• GOAL:
Reproduce the listing word for word, leaving every picture behind.

• DATA:

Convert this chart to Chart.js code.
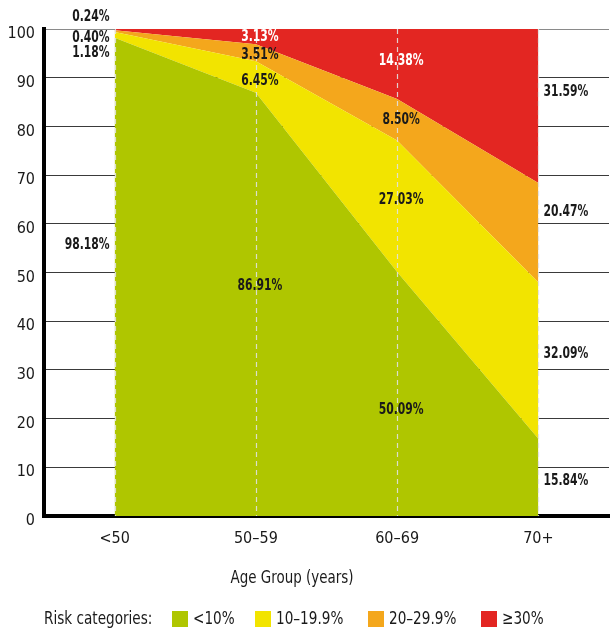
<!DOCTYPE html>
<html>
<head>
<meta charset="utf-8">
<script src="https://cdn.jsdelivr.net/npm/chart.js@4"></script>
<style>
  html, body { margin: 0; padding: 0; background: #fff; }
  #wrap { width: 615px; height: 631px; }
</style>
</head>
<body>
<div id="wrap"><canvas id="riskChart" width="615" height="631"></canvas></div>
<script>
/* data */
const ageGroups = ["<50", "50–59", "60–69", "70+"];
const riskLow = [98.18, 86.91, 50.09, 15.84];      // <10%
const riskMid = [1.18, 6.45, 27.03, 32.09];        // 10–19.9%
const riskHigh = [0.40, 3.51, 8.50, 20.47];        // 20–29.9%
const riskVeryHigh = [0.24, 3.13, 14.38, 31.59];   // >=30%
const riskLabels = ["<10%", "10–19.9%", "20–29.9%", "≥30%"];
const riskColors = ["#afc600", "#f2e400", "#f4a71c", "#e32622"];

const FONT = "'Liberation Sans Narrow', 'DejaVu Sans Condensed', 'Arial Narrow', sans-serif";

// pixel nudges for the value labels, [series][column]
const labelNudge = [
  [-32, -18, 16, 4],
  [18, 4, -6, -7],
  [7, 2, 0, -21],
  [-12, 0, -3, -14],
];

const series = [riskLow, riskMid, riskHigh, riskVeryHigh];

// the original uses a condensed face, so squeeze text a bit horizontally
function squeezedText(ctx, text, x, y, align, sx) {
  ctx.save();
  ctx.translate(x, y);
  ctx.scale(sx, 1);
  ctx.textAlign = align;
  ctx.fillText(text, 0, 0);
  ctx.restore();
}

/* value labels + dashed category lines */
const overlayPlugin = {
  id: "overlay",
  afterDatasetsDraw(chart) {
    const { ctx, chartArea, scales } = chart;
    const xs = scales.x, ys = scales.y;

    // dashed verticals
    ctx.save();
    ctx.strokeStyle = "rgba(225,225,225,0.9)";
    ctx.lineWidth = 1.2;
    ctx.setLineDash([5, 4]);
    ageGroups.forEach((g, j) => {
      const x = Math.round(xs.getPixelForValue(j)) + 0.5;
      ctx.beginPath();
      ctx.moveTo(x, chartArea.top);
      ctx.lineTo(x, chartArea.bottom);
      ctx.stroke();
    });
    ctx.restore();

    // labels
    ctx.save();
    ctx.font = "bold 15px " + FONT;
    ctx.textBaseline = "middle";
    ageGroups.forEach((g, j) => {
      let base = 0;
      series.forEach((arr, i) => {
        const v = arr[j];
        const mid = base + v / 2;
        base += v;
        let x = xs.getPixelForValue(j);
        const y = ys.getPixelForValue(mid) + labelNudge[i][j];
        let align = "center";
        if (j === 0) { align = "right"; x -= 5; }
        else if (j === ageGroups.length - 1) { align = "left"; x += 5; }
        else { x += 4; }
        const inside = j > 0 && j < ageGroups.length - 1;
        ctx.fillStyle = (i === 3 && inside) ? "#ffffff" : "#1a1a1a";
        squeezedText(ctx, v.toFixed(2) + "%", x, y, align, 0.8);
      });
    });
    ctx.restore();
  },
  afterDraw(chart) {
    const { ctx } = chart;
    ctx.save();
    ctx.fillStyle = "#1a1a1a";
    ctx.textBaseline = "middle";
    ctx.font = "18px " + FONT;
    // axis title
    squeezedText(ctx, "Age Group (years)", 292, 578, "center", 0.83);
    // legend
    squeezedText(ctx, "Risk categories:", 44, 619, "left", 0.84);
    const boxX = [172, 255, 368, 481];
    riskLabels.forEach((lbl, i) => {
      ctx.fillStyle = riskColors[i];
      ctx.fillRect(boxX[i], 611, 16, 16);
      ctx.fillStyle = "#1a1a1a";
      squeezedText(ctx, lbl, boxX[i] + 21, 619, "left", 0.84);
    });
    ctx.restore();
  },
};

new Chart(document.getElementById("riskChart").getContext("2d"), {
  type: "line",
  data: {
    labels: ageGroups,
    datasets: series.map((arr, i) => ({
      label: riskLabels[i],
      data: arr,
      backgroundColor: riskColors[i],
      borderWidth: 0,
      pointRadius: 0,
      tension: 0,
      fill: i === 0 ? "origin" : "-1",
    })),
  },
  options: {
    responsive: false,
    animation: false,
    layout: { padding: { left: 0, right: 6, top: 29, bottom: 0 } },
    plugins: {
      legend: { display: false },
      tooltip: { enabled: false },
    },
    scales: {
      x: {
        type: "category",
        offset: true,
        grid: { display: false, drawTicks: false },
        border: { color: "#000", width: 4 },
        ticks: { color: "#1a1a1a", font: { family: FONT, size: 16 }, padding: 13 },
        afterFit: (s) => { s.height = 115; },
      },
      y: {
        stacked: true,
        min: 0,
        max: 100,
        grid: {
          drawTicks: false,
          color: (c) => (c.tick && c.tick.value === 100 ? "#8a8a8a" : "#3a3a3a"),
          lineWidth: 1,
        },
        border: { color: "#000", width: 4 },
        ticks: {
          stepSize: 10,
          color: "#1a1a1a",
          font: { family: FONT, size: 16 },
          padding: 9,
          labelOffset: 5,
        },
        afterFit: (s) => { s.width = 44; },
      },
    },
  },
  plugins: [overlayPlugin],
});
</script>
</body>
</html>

• OUTPUT OF THE TASK:
Convert this chart to Chart.js code.
<!DOCTYPE html>
<html>
<head>
<meta charset="utf-8">
<script src="https://cdn.jsdelivr.net/npm/chart.js@4"></script>
<style>
  html, body { margin: 0; padding: 0; background: #fff; }
  #wrap { width: 615px; height: 631px; }
</style>
</head>
<body>
<div id="wrap"><canvas id="riskChart" width="615" height="631"></canvas></div>
<script>
/* data */
const ageGroups = ["<50", "50–59", "60–69", "70+"];
const riskLow = [98.18, 86.91, 50.09, 15.84];      // <10%
const riskMid = [1.18, 6.45, 27.03, 32.09];        // 10–19.9%
const riskHigh = [0.40, 3.51, 8.50, 20.47];        // 20–29.9%
const riskVeryHigh = [0.24, 3.13, 14.38, 31.59];   // >=30%
const riskLabels = ["<10%", "10–19.9%", "20–29.9%", "≥30%"];
const riskColors = ["#afc600", "#f2e400", "#f4a71c", "#e32622"];

const FONT = "'Liberation Sans Narrow', 'DejaVu Sans Condensed', 'Arial Narrow', sans-serif";

// pixel nudges for the value labels, [series][column]
const labelNudge = [
  [-32, -18, 16, 4],
  [18, 4, -6, -7],
  [7, 2, 0, -21],
  [-12, 0, -3, -14],
];

const series = [riskLow, riskMid, riskHigh, riskVeryHigh];

// the original uses a condensed face, so squeeze text a bit horizontally
function squeezedText(ctx, text, x, y, align, sx) {
  ctx.save();
  ctx.translate(x, y);
  ctx.scale(sx, 1);
  ctx.textAlign = align;
  ctx.fillText(text, 0, 0);
  ctx.restore();
}

/* value labels + dashed category lines */
const overlayPlugin = {
  id: "overlay",
  afterDatasetsDraw(chart) {
    const { ctx, chartArea, scales } = chart;
    const xs = scales.x, ys = scales.y;

    // dashed verticals
    ctx.save();
    ctx.strokeStyle = "rgba(225,225,225,0.9)";
    ctx.lineWidth = 1.2;
    ctx.setLineDash([5, 4]);
    ageGroups.forEach((g, j) => {
      const x = Math.round(xs.getPixelForValue(j)) + 0.5;
      ctx.beginPath();
      ctx.moveTo(x, chartArea.top);
      ctx.lineTo(x, chartArea.bottom);
      ctx.stroke();
    });
    ctx.restore();

    // labels
    ctx.save();
    ctx.font = "bold 15px " + FONT;
    ctx.textBaseline = "middle";
    ageGroups.forEach((g, j) => {
      let base = 0;
      series.forEach((arr, i) => {
        const v = arr[j];
        const mid = base + v / 2;
        base += v;
        let x = xs.getPixelForValue(j);
        const y = ys.getPixelForValue(mid) + labelNudge[i][j];
        let align = "center";
        if (j === 0) { align = "right"; x -= 5; }
        else if (j === ageGroups.length - 1) { align = "left"; x += 5; }
        else { x += 4; }
        const inside = j > 0 && j < ageGroups.length - 1;
        ctx.fillStyle = (i === 3 && inside) ? "#ffffff" : "#1a1a1a";
        squeezedText(ctx, v.toFixed(2) + "%", x, y, align, 0.8);
      });
    });
    ctx.restore();
  },
  afterDraw(chart) {
    const { ctx } = chart;
    ctx.save();
    ctx.fillStyle = "#1a1a1a";
    ctx.textBaseline = "middle";
    ctx.font = "18px " + FONT;
    // axis title
    squeezedText(ctx, "Age Group (years)", 292, 578, "center", 0.83);
    // legend
    squeezedText(ctx, "Risk categories:", 44, 619, "left", 0.84);
    const boxX = [172, 255, 368, 481];
    riskLabels.forEach((lbl, i) => {
      ctx.fillStyle = riskColors[i];
      ctx.fillRect(boxX[i], 611, 16, 16);
      ctx.fillStyle = "#1a1a1a";
      squeezedText(ctx, lbl, boxX[i] + 21, 619, "left", 0.84);
    });
    ctx.restore();
  },
};

new Chart(document.getElementById("riskChart").getContext("2d"), {
  type: "line",
  data: {
    labels: ageGroups,
    datasets: series.map((arr, i) => ({
      label: riskLabels[i],
      data: arr,
      backgroundColor: riskColors[i],
      borderWidth: 0,
      pointRadius: 0,
      tension: 0,
      fill: i === 0 ? "origin" : "-1",
    })),
  },
  options: {
    responsive: false,
    animation: false,
    layout: { padding: { left: 0, right: 6, top: 29, bottom: 0 } },
    plugins: {
      legend: { display: false },
      tooltip: { enabled: false },
    },
    scales: {
      x: {
        type: "category",
        offset: true,
        grid: { display: false, drawTicks: false },
        border: { color: "#000", width: 4 },
        ticks: { color: "#1a1a1a", font: { family: FONT, size: 16 }, padding: 13 },
        afterFit: (s) => { s.height = 115; },
      },
      y: {
        stacked: true,
        min: 0,
        max: 100,
        grid: {
          drawTicks: false,
          color: (c) => (c.tick && c.tick.value === 100 ? "#8a8a8a" : "#3a3a3a"),
          lineWidth: 1,
        },
        border: { color: "#000", width: 4 },
        ticks: {
          stepSize: 10,
          color: "#1a1a1a",
          font: { family: FONT, size: 16 },
          padding: 9,
          labelOffset: 5,
        },
        afterFit: (s) => { s.width = 44; },
      },
    },
  },
  plugins: [overlayPlugin],
});
</script>
</body>
</html>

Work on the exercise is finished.